As I was playing at the same time with O2 build times for other reasons, the test is done using O2 built by the build system shake. Shake has a very nice (and inspect-able) report of the build times, which is not really needed here, but hey, that’s cool.

In each case I compile a fresh O2 directory (after the proper cmake configuration for Ninja) using shake -j4 --profile. -j4 as that’s the maximum number of cores I allow in Docker for Mac.

Different variations of where the input (source code) and output (build artifacts) data are stored are explored :

  1. reference case is the non-Docker build, i.e. everything on the Mac : the source code, the compilation/linking processes and the build directory for the output.
  2. source code on the Mac (bind mounted in the container), build in a centos7 container, and output within a docker volume (i.e. the output data stays in the Linux VM).
  3. source code on the Mac (bind mounted in the container), but mounted using the cached mount option, other things as above
  4. source code copied within a volume first (using the darchive2volume command), and that volume mounted in the container. Other things as above. That’s the everything within the Linux VM case

Complete results are linked below, but the conclusions are that a) the cached mount option is pretty effective b) the build in a container is still twice slower than native one (don’t quite understand why)
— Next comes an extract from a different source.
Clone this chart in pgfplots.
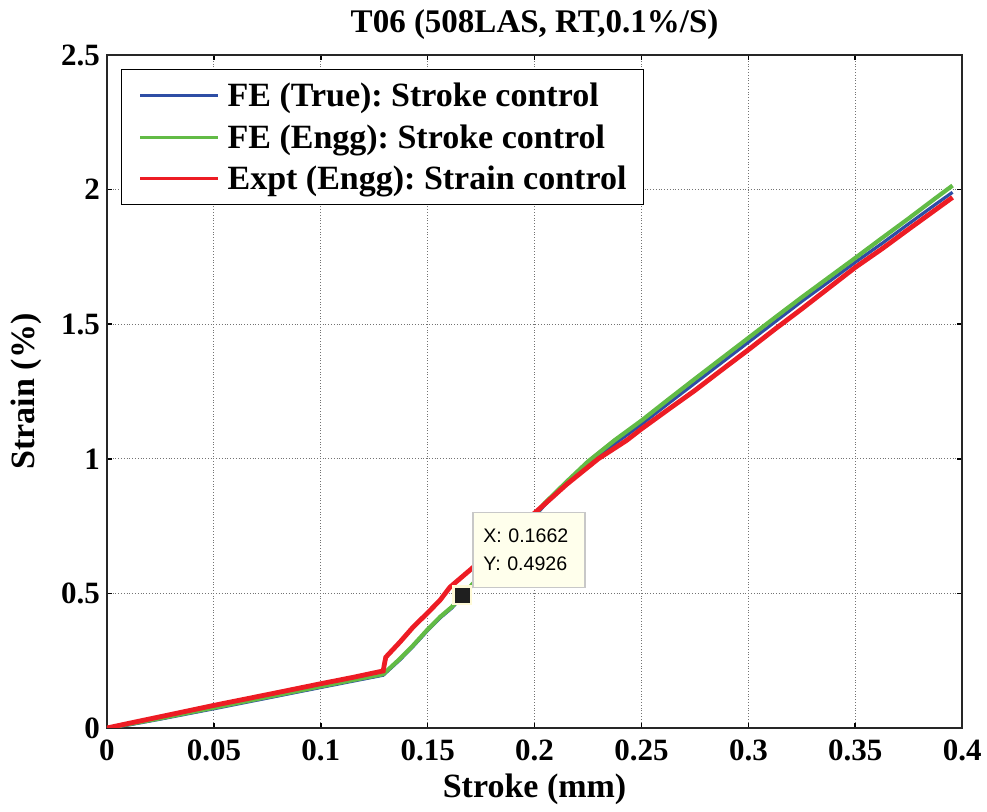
\documentclass[border=0pt]{standalone}
\usepackage{fontspec}
\setmainfont{Liberation Serif}
\newfontfamily\tipfont{Liberation Sans}
\usepackage{pgfplots}
\pgfplotsset{compat=1.18}
\definecolor{feblue}{RGB}{46,78,165}
\definecolor{fegreen}{RGB}{98,187,70}
\definecolor{exred}{RGB}{237,28,36}
\definecolor{tipfill}{RGB}{255,255,236}
\definecolor{tipedge}{RGB}{200,200,200}
\definecolor{markedge}{RGB}{255,250,215}
\frenchspacing
\begin{document}
\begin{tikzpicture}
\begin{axis}[
  scale only axis, width=427.6pt, height=336.5pt,
  xmin=0, xmax=0.4, ymin=0, ymax=2.5,
  xtick={0,0.05,0.1,0.15,0.2,0.25,0.3,0.35,0.4},
  xticklabels={0,0.05,0.1,0.15,0.2,0.25,0.3,0.35,0.4},
  ytick={0,0.5,1,1.5,2,2.5},
  yticklabels={0,0.5,1,1.5,2,2.5},
  tick align=inside, major tick length=2.5pt,
  grid=major, grid style={densely dotted, black!55, line width=0.5pt},
  axis line style={line width=1pt, black!85},
  every tick/.style={black, line width=0.8pt},
  tick label style={font=\fontsize{15.5}{18}\selectfont\bfseries},
  xticklabel style={yshift=-2.5pt},
  title={T06 (508LAS, RT,0.1\%/S)},
  title style={at={(axis description cs:0.5,1.015)}, anchor=base, font=\fontsize{16.5}{20}\selectfont\bfseries},
  xlabel={Stroke (mm)},
  xlabel style={at={(axis description cs:0.5,-0.1033)}, anchor=base, font=\fontsize{17}{20}\selectfont\bfseries},
  ylabel={Strain (\%)},
  ylabel style={at={(axis description cs:-0.0842,0.5)}, anchor=base, font=\fontsize{17}{20}\selectfont\bfseries},
  legend cell align=left,
  legend image code/.code={\draw[#1, line width=1.5pt] (0pt,0pt) -- (39pt,0pt);},
  legend style={at={(axis description cs:0.01637,0.9792)}, anchor=north west,
    draw=black, line width=0.6pt, fill=white,
    font=\fontsize{17}{20}\selectfont\bfseries,
    inner xsep=8.5pt, inner ysep=6pt, row sep=6.8pt,
    nodes={inner sep=0pt, text height=12.5pt, text depth=1.5pt},
    /tikz/every odd column/.append style={column sep=4pt}},
]
\addplot[feblue, line width=1.6pt] coordinates {
(0,0) (0.01,0.011) (0.025,0.033) (0.05,0.0715) (0.075,0.111) (0.1,0.1505)
(0.115,0.174) (0.1292,0.196) (0.137,0.253) (0.1432,0.303) (0.1495,0.358)
(0.1557,0.408) (0.1612,0.445) (0.1662,0.4886) (0.175,0.565) (0.185,0.650)
(0.195,0.740) (0.2047,0.828) (0.215,0.905) (0.225,0.980) (0.2376,1.056)
(0.25,1.128) (0.2625,1.205) (0.275,1.281) (0.2875,1.357) (0.3,1.433)
(0.3125,1.509) (0.325,1.585) (0.3375,1.657) (0.35,1.730) (0.3625,1.800)
(0.375,1.873) (0.3875,1.945) (0.3955,1.990)
};
\addlegendentry{FE (True): Stroke control}
\addplot[fegreen, line width=2.1pt] coordinates {
(0,0) (0.01,0.014) (0.025,0.036) (0.05,0.0754) (0.075,0.115) (0.1,0.1545)
(0.115,0.178) (0.1292,0.200) (0.137,0.257) (0.1432,0.307) (0.1495,0.362)
(0.1557,0.412) (0.1612,0.449) (0.1662,0.4926) (0.175,0.570) (0.185,0.655)
(0.195,0.745) (0.2047,0.835) (0.215,0.915) (0.225,0.990) (0.2376,1.070)
(0.25,1.142) (0.2625,1.220) (0.275,1.297) (0.2875,1.373) (0.3,1.449)
(0.3125,1.525) (0.325,1.600) (0.3375,1.673) (0.35,1.746) (0.3625,1.820)
(0.375,1.893) (0.3875,1.968) (0.3955,2.015)
};
\addlegendentry{FE (Engg): Stroke control}
\addplot[exred, line width=2.4pt] coordinates {
(0,0) (0.01,0.017) (0.025,0.042) (0.05,0.084) (0.075,0.124) (0.1,0.1645)
(0.115,0.188) (0.1292,0.212) (0.1297,0.235) (0.1304,0.263) (0.137,0.319)
(0.1432,0.375) (0.1495,0.424) (0.1557,0.474) (0.1604,0.523) (0.1705,0.5915)
(0.18,0.658) (0.19,0.728) (0.204,0.8266) (0.215,0.905) (0.2298,1.000)
(0.243,1.068) (0.25,1.111) (0.2625,1.183) (0.275,1.254) (0.2875,1.330)
(0.3,1.405) (0.3125,1.482) (0.325,1.557) (0.3375,1.634) (0.35,1.711)
(0.3625,1.780) (0.375,1.853) (0.3875,1.925) (0.3955,1.971)
};
\addlegendentry{Expt (Engg): Strain control}
\addplot[forget plot, only marks, mark=square*, mark size=4.3pt,
  mark options={fill=black!88, draw=markedge, line width=1.4pt}]
  coordinates {(0.1662,0.4926)};
\node[anchor=south west, xshift=5pt, yshift=3.8pt, draw=tipedge, fill=tipfill,
  line width=0.6pt, font=\tipfont\fontsize{9.8}{13.8}\selectfont, align=left,
  text width=45.6pt, inner xsep=5.2pt, inner ysep=8.3pt]
  at (axis cs:0.1662,0.4926) {X: 0.1662\\Y: 0.4926};
\end{axis}
\pgfresetboundingbox
\path (-53.5pt,-42pt) rectangle (440pt,364pt);
\end{tikzpicture}
\end{document}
mac input on mac input on mac with cached option input in volume
7 minutes 19 minutes 13 minutes 12 minutes 

Notes :

  • I’ve not tried to store both the input and the output on the Mac : I only expect that case to be the worst of all ;-)
  • I’ve not tried the docker-sync way either, yet. Might do at some point. It looks quite convoluted, but the gain might be substantial. To be confirmed for my use case though.